Enfin la Commission européenne s’attache à renforcer la participation des Etats-membres ainsi que la coopération internationale dans ce domaine.

Lors d’une conférence nationale sur les transports intelligents en février 2014, le secrétaire d’Etat aux Transports, Frédéric Cuvillier, a annoncé la construction pour 2015 d’un grand calculateur d’itinéraires national multimodal (avec l’AFIMB, agence pour l’informatisation multimodale et la billettique) et le déploiement expérimental, dans le cadre du projet européen SCOOP@F, de plus de 3 000 véhicules communicants sur 2 000 km de routes connectées (cf. 5 à 6 sites pilotes en IDF, à Bordeaux et en Isère).

Il a également annoncé la mise en place d’une « Fabrique de la mobilité 2.0 » destinée à rassembler les différents acteurs concernés et le lancement d’un débat national consacré à l’ouverture des données publiques dans le domaine des transports. Rappelons aussi que le transport et la mobilité durables constitueront l’un des trois grands axes de la Conférence environnementale de l’automne 2014, avec la croissance verte et la perspective COP21.

Notons aussi que dans le cadre de la Charte « Entreprises et quartiers » signée par les groupes PSA et Vinci, les trois fondations d’entreprise PSA Peugeot Citroën, Vinci pour la Cité et Vinci Autoroutes pour une conduite responsable lanceront en septembre 2014 un appel à projets commun en faveur d’initiatives locales sur la mobilité à destination des acteurs associatifs de terrain.

Les projets retenus bénéficieront d’un soutien financier et d’un parrainage de salariés des deux groupes. L’objectif visé est d’amplifier l’impact social des projets soutenus et de croiser des expertises sur un thème commun : « la mobilité au service de l’insertion sociale et professionnelle dans les zones urbaines et péri-urbaines ».

Quelques acteurs de la mobilité urbaine

Entreprises :

  • Greenovia (groupe la Poste) : expertise sur l’ensemble de la chaîne de valeur du transport et de la mobilité responsable ;
  • Advansolar, Clean Energy Planet, EV Tronic… : stations de charge pour véhicules électriques ;
  • EZ-Wheel* : roue électrique autonome intégrée et plug & play pour petits matériels roulants ;
  • Smart Grains : carte en temps réel des places de parking disponibles ; Suez Environnement : télégestion des déplacements, régulation du trafic, logistique de proximité pour mutualiser les flux (via Ineo Systrans) ; Vinci Energies : réseaux d’éclairage pour transports en commun (via Citeos) et bornes de recharge ;…

Institutionnels :

  • Advancity - Ville et mobilité durables (cf. Comité stratégique EcoMobilité axé « nouvelles mobilités et efficience des transports urbains » - ex. : projets Horus, Navitransports, Pumas,…) ;
  • Pôle Véhicule du Futur - Solutions pour véhicules et mobilités du futur (énergie & propulsion ; cycle de vie ; infrastructures & communication ; services de mobilité) ;
  • VeDeCoM - Véhicule Décarboné Communicant et sa Mobilité : institut de recherche partenariale publique-privée et de formation dédié à la ‘mobilité individuelle décarbonée et durable’ (électrification des véhicules ; délégation de conduite et connectivité ; mobilité & énergie partagées). VeDeCoM est devenu institut de la transition énergétique (ex-IEED) du PIA après la signature d’une convention avec l’ANR.

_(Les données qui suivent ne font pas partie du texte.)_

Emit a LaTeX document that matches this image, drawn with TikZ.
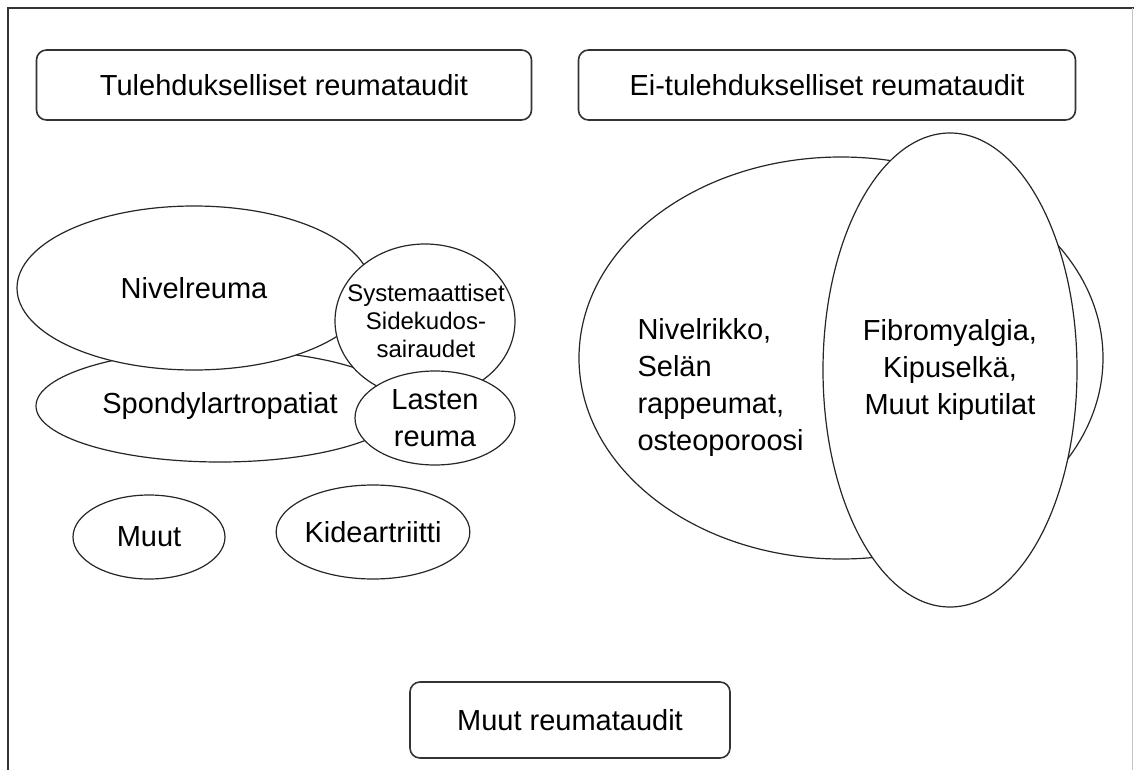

Article publié sur le blog Capteur d'Avenir - Consulter la source


*A l’instar de Move About (auto-partage pour entreprises, en Europe du Nord) et de Ouicar (location de voitures entre particuliers), la jeune société EZ Wheel a bénéficié du fonds européen multicorporate Ecomobilité Ventures proposé par SNCF, Orange et Total.

(1) Cf. Baromètre de la mobilité urbaine, Certu (devenu Cerema), Août 2013
(2) Les autres types de déplacements comprennent les trajets domicile/loisirs ou visites (16%), domicile/achats (14%), domicile/accompagnement (12%), domicile/études (11%), domicile/affaires personnelles ou autres (6%) et trajets secondaires non liés au travail (12%).
(3) Loti : Loi d’orientation sur les transports intérieurs (1982) ; Laure : Loi sur l’air et l’utilisation rationnelle de l’énergie (1996) ; SRU : Loi Solidarité et renouvellement urbain (2000).
(4) La notion de ‘co-voiturage’ doit encore être précisée sur le plan juridique.
(5) Civitas soutient les partenariats locaux dans la mise en œuvre et l’expérimentation de nouvelles approches dans des conditions réelles en matière de réduction aussi bien des embouteillages urbains, que de l’utilisation des véhicules fonctionnant aux carburants traditionnels ou de l’impact et des coûts du fret urbain et en matière de renforcement des capacités des autorités locales pour élaborer et mettre en œuvre des plans de mobilité urbaine durable.